Total distance a car moves with two coefficients of friction?

[juicyfruit]

A 1000 kg car is moving at 10 m/s, the car applies the brakes and begins to skid and leave a mark. the first 4 m of the surface has a coefficient of 0.35 and after that the coefficient of friction is 0.2. What is the total distance the car will slide when coming to rest?


Equations: F=ma and F(f)=μN
Δχ=V₀t + 1/2at²
Vf=V₀ + at
W=Fxd
W=1/2mV_F^2 - 1/2mV₀^2


Since the car is going to rest, I'm going to assume the final velocity is 0. Since there are no other Y axis forces, I think you can assume N=mg so it equals 9800N. I tried using the F=ma of the x components and got -(9800*.35)+(9800+.2)=ma so the acceleration was -5.39 m/s^2 for the whole system. Plugged that into Vf=Vo+at to get 1.86 seconds and plugged both into the second equation to get 9.27m for ΔX.

That wasn't any of the possible answer choices, any help is appreciated.

 

[Rugile]

-(9800*.35)+(9800+.2)=ma

In this equation, what are the forces on the left side? Does this equation match the problem statement? (I assume you meant to write -(9800*.35)+(9800*.2)=ma instead of the +).

By the way, I recommend to derive the final expression of your solution before putting the numbers in. That way, it is easier to find your mistake.

 

[juicyfruit]

So I took another shot at it, different approach, please correct me if I'm wrong. So since work is the change in potential energy, I think you can assume W=1/2mv^2. So W=sum of F*d in the system and I'm assuming the only forces are the frictional force since there's no external force pushing the car.

So Ff=9800(.35)(4)+9800(.2)d and that is equal to work
E=.5(1000)(10^2)
W=1/2mv0^2 since it comes to a stop? you can assume Vf=0 so you have just v0
1,960d+13,720=50,000
d=18.5m

If I made any wrong assumptions or any mistakes, please point them out. I appreciate any help or confirmations, thank you

 

[PhanthomJay]

So I took another shot at it, different approach, please correct me if I'm wrong. So since work is the change in potential energy, I think you can assume W=1/2mv^2. So W=sum of F*d in the system and I'm assuming the only forces are the frictional force since there's no external force pushing the car.

So Ff=9800(.35)(4)+9800(.2)d and that is equal to work
E=.5(1000)(10^2)
W=1/2mv0^2 since it comes to a stop? you can assume Vf=0 so you have just v0
1,960d+13,720=50,000
d=18.5m

If I made any wrong assumptions or any mistakes, please point them out.
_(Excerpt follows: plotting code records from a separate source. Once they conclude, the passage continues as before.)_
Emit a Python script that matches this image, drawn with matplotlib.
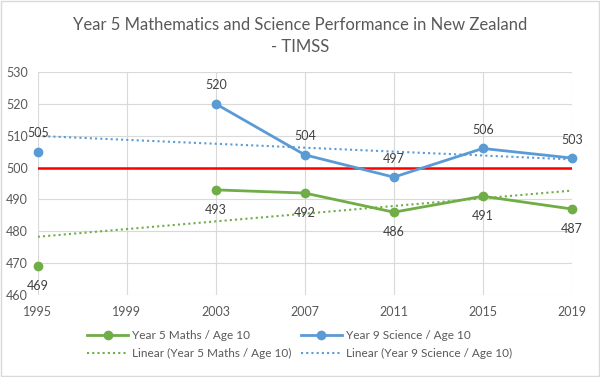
import numpy as np
import matplotlib.pyplot as plt
from matplotlib.patches import Rectangle

years = ['1995', '1999', '2003', '2007', '2011', '2015', '2019']
maths = [469, np.nan, 493, 492, 486, 491, 487]
science = [505, np.nan, 520, 504, 497, 506, 503]
benchmark = 500

green = '#70AD47'
blue = '#5B9BD5'
grey_text = '#595959'

plt.rcParams['font.family'] = ['Lato', 'DejaVu Sans']

fig = plt.figure(figsize=(6, 3.77), dpi=100)
ax = fig.add_axes([0.063, 0.2175, 0.89, 0.5915])

x = np.arange(len(years))
m = np.array(maths, dtype=float)
s = np.array(science, dtype=float)

# red 500 reference line
ax.plot(x, [benchmark] * len(x), color='#FF0000', lw=1.8, zorder=2)

# linear trendlines (Excel style, fitted on category index)
def trend(vals):
    ok = ~np.isnan(vals)
    k, b = np.polyfit(x[ok], vals[ok], 1)
    return k * x + b

ax.plot(x, trend(m), color=green, lw=1.5, ls=(0, (1, 1.5)), zorder=3,
        label='Linear (Year 5 Maths / Age 10)')
ax.plot(x, trend(s), color=blue, lw=1.5, ls=(0, (1, 1.5)), zorder=3,
        label='Linear (Year 9 Science / Age 10)')

for vals, col, lab in [(m, green, 'Year 5 Maths / Age 10'), (s, blue, 'Year 9 Science / Age 10')]:
    ax.plot(x, vals, color=col, lw=2, marker='o', ms=6, zorder=4, label=lab, clip_on=False)

for i in range(len(x)):
    if not np.isnan(m[i]):
        ax.annotate(str(int(m[i])), (x[i], m[i]), xytext=(0, -10), textcoords='offset points',
                    ha='center', va='top', fontsize=9, color='#404040')
    if not np.isnan(s[i]):
        ax.annotate(str(int(s[i])), (x[i], s[i]), xytext=(0, 9), textcoords='offset points',
                    ha='center', va='bottom', fontsize=9, color='#404040')

ax.set_xlim(0, len(years) - 1)
ax.set_ylim(460, 530)
ax.set_xticks(x)
ax.set_xticklabels(years)
ax.set_yticks(range(460, 531, 10))
ax.tick_params(length=0, labelsize=9, colors=grey_text, pad=8)
ax.tick_params(axis='y', pad=7)
ax.grid(True, color='#D9D9D9', lw=0.8)
ax.set_axisbelow(True)
for sp in ax.spines.values():
    sp.set_visible(False)

fig.text(0.5, 0.955, 'Year 5 Mathematics and Science Performance in New Zealand\n- TIMSS',
         ha='center', va='top', fontsize=12, color=grey_text, linespacing=1.45)

h, l = ax.get_legend_handles_labels()
order = [2, 0, 3, 1]
ax.legend([h[i] for i in order], [l[i] for i in order], ncol=2, loc='upper center',
          bbox_to_anchor=(0.49, -0.11), frameon=False, fontsize=8.5, labelcolor=grey_text,
          handlelength=3.5, columnspacing=0.8, handletextpad=0.3, labelspacing=0.6)

fig.add_artist(Rectangle((0.002, 0.003), 0.996, 0.994, transform=fig.transFigure,
                         fill=False, edgecolor='#D9D9D9', lw=1))

fig.savefig('out.png', dpi=100)
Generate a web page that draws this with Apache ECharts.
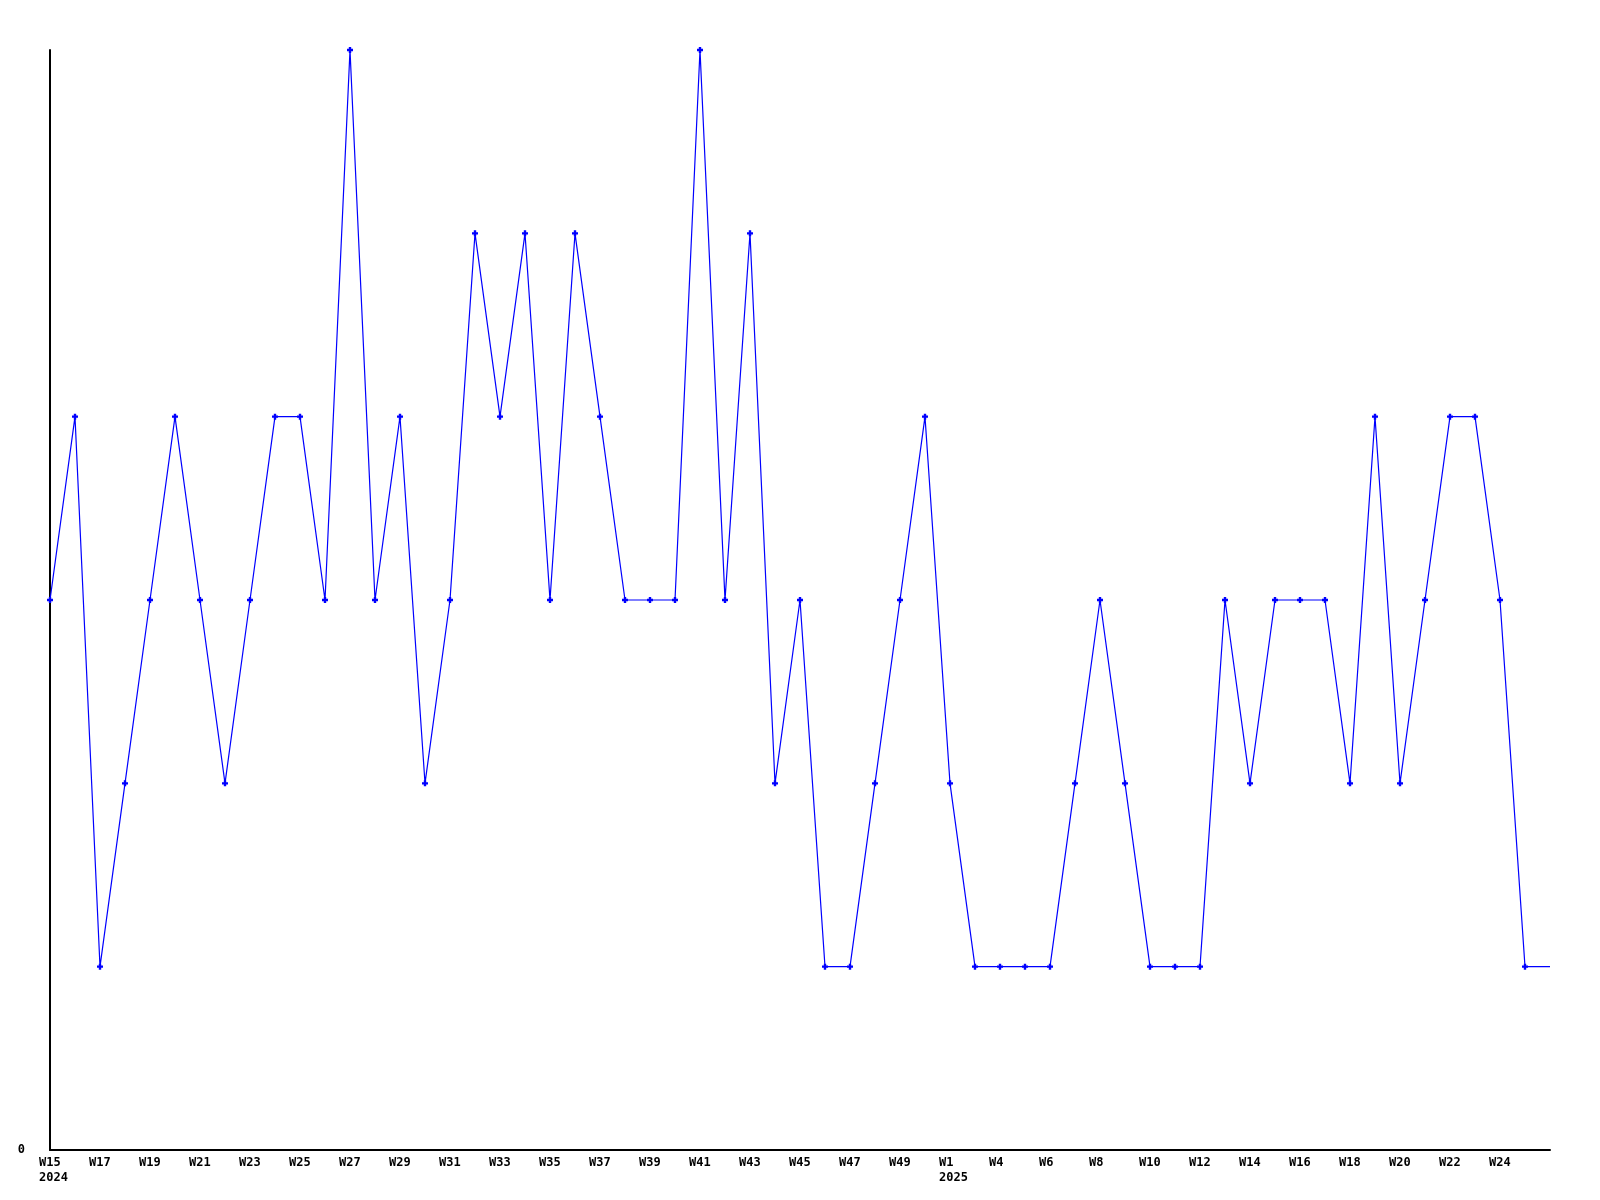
<!DOCTYPE html>
<html>
<head>
<meta charset="utf-8">
<script src="https://cdn.jsdelivr.net/npm/echarts@6/dist/echarts.min.js"></script>
<style>html,body{margin:0;padding:0;background:#fff;}#c{width:1600px;height:1200px;}</style>
</head>
<body>
<div id="c"></div>
<script>
// one point per week
const values = [3,4,1,2,3,4,3,2,3,4,4,3,6,3,4,2,3,5,4,5,3,5,4,3,3,3,6,3,5,2,3,1,1,2,3,4,2,1,1,1,1,2,3,2,1,1,1,3,2,3,3,3,2,4,2,3,4,4,3,1,1];
const categories = values.map((v, i) => 'P' + i);
// labels shown on every second category
const tickLabels = ['W15\n2024','W17','W19','W21','W23','W25','W27','W29','W31','W33','W35','W37','W39','W41','W43','W45','W47','W49',
  'W1\n2025','W4','W6','W8','W10','W12','W14','W16','W18','W20','W22','W24',''];
const yTickLabels = ['0'];

const chart = echarts.init(document.getElementById('c'), null, {renderer: 'canvas'});
const font = '"DejaVu Sans Mono", "Liberation Mono", monospace';
const lastIdx = values.length - 1;
chart.setOption({
  animation: false,
  backgroundColor: '#ffffff',
  grid: {left: 50, right: 50, top: 50, bottom: 50, containLabel: false},
  xAxis: {
    type: 'category',
    data: categories,
    boundaryGap: false,
    axisLine: {show: true, lineStyle: {color: '#000', width: 2}},
    axisTick: {show: false},
    splitLine: {show: false},
    axisLabel: {
      interval: 1,
      margin: 5,
      align: 'center',
      formatter: (val, idx) => {
        const t = tickLabels[Math.round(idx / 2)] || '';
        if (!t) return '';
        return t.split('\n').map(s => '{a|' + s + '}').join('\n');
      },
      rich: {
        a: {width: 22, align: 'left', fontFamily: font, fontWeight: 'bold', fontSize: 12, lineHeight: 15, color: '#000'}
      }
    }
  },
  yAxis: {
    type: 'value',
    min: 0, max: 6, interval: 6,
    axisLine: {show: true, lineStyle: {color: '#000', width: 2}},
    axisTick: {show: false},
    splitLine: {show: false},
    axisLabel: {
      margin: 25,
      fontFamily: font, fontWeight: 'bold', fontSize: 12, color: '#000',
      formatter: v => (v === 0 ? yTickLabels[0] : '')
    }
  },
  series: [{
    type: 'line',
    data: values.map((v, i) => i === lastIdx ? {value: v, symbol: 'none'} : v),
    symbol: 'path://M1.5,0 L3.5,0 L3.5,1.5 L5,1.5 L5,3.5 L3.5,3.5 L3.5,5 L1.5,5 L1.5,3.5 L0,3.5 L0,1.5 L1.5,1.5 Z',
    symbolSize: 6,
    showAllSymbol: true,
    lineStyle: {color: '#0000ff', width: 1.2},
    itemStyle: {color: '#0000ff'},
    clip: false
  }]
});
</script>
</body>
</html>
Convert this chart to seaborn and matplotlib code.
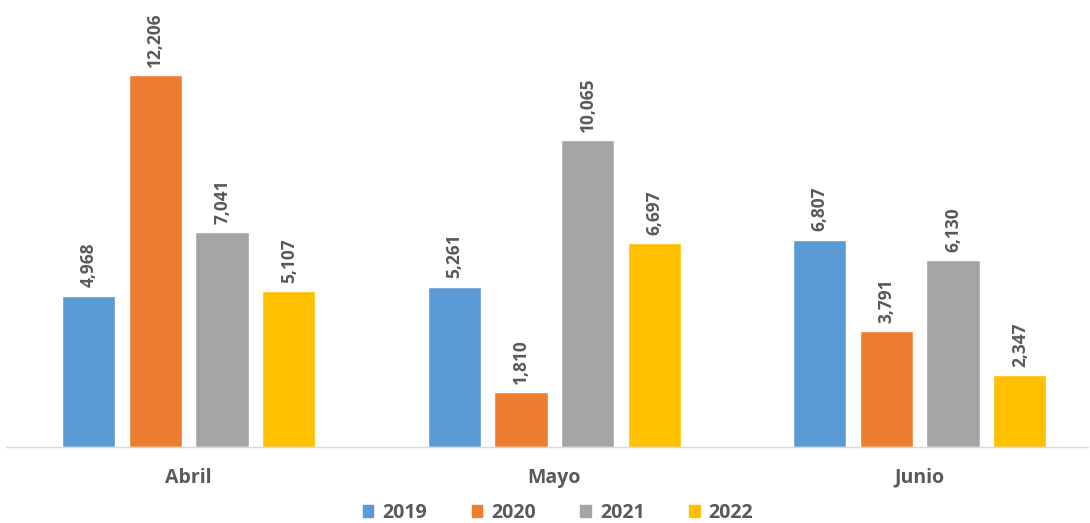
import matplotlib
matplotlib.use("Agg")
import matplotlib.pyplot as plt
import seaborn as sns
import pandas as pd

months = ["Abril", "Mayo", "Junio"]
years = ["2019", "2020", "2021", "2022"]
v2019 = [4968, 5261, 6807]
v2020 = [12206, 1810, 3791]
v2021 = [7041, 10065, 6130]
v2022 = [5107, 6697, 2347]
colors = ["#5B9BD5", "#ED7D31", "#A5A5A5", "#FFC000"]

rows = []
for year, vals in zip(years, [v2019, v2020, v2021, v2022]):
	for m, v in zip(months, vals):
		rows.append({"Mes": m, "Año": year, "Valor": v})
df = pd.DataFrame(rows)

sns.set_style("white")
plt.rcParams['font.family'] = ['Open Sans', 'DejaVu Sans']

fig = plt.figure(figsize=(10.9, 5.23), dpi=100)
ax = fig.add_axes([6 / 1090, 1 - 447 / 523, 1082 / 1090, 447 / 523])

sns.barplot(data=df, x="Mes", y="Valor", hue="Año", order=months, hue_order=years,
	palette=colors, width=0.73, gap=0.2, saturation=1, ax=ax, legend=False)

for cont in ax.containers:
	labels = [f"{int(v):,}" for v in cont.datavalues]
	ax.bar_label(cont, labels=labels, rotation=90, padding=6, fontsize=12.5,
		fontweight='bold', color='#595959')

ax.set_xlim(-0.5, -0.5 + 1082 / 365.5)
ax.set_ylim(0, 14666)
ax.set_yticks([])
ax.set_xlabel("")
ax.set_ylabel("")
for s in ["top", "right", "left"]:
	ax.spines[s].set_visible(False)
ax.spines["bottom"].set_color("#D9D9D9")
ax.spines["bottom"].set_linewidth(1)
ax.tick_params(axis='x', length=0, pad=15)
for t in ax.get_xticklabels():
	t.set_fontsize(14)
	t.set_fontweight('bold')
	t.set_color('#595959')

handles = [plt.Rectangle((0, 0), 1, 1, color=c) for c in colors]
leg = fig.legend(handles, years, loc='center', bbox_to_anchor=(558 / 1090, 1 - 513 / 523),
	ncol=4, frameon=False, handlelength=0.55, handleheight=0.55, columnspacing=2.3,
	handletextpad=0.45, prop={'size': 14, 'weight': 'bold'})
for t in leg.get_texts():
	t.set_color('#595959')

fig.savefig("out.png", dpi=100)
I appreciate any help or confirmations, thank you

Your first method was wrong because forces and accelerations are different during each part of the slide. Your second approach is good but you calculated d for the 2nd part. Total stopping distance is ?

 

[juicyfruit]

Your first method was wrong because forces and accelerations are different during each part of the slide. Your second approach is good but you calculated d for the 2nd part. Total stopping distance is ?

Would it just be 18.5+4? You add the distances together? Then you'd get 22.5m but the answer choices I have are:

3.5 m
24.8 m
8 m
18.4 m

Which is why I thought it had to be 18.4 since that was close to my first answer. I know it asks for total, so either it's a mistake on my part or the instructors.

 

[PhanthomJay]

Would it just be 18.5+4? You add the distances together? Then you'd get 22.5m but the answer choices I have are:

3.5 m
24.8 m
8 m
18.4 m

Which is why I thought it had to be 18.4 since that was close to my first answer. I know it asks for total, so either it's a mistake on my part or the instructors.

looks like an answer key error. Clearly from your calc the distance d is the distance traveled overt the surface with the 0.2 friction coefficient. You've for to add that value to the first 4 m traveled to get the total distance of the slide.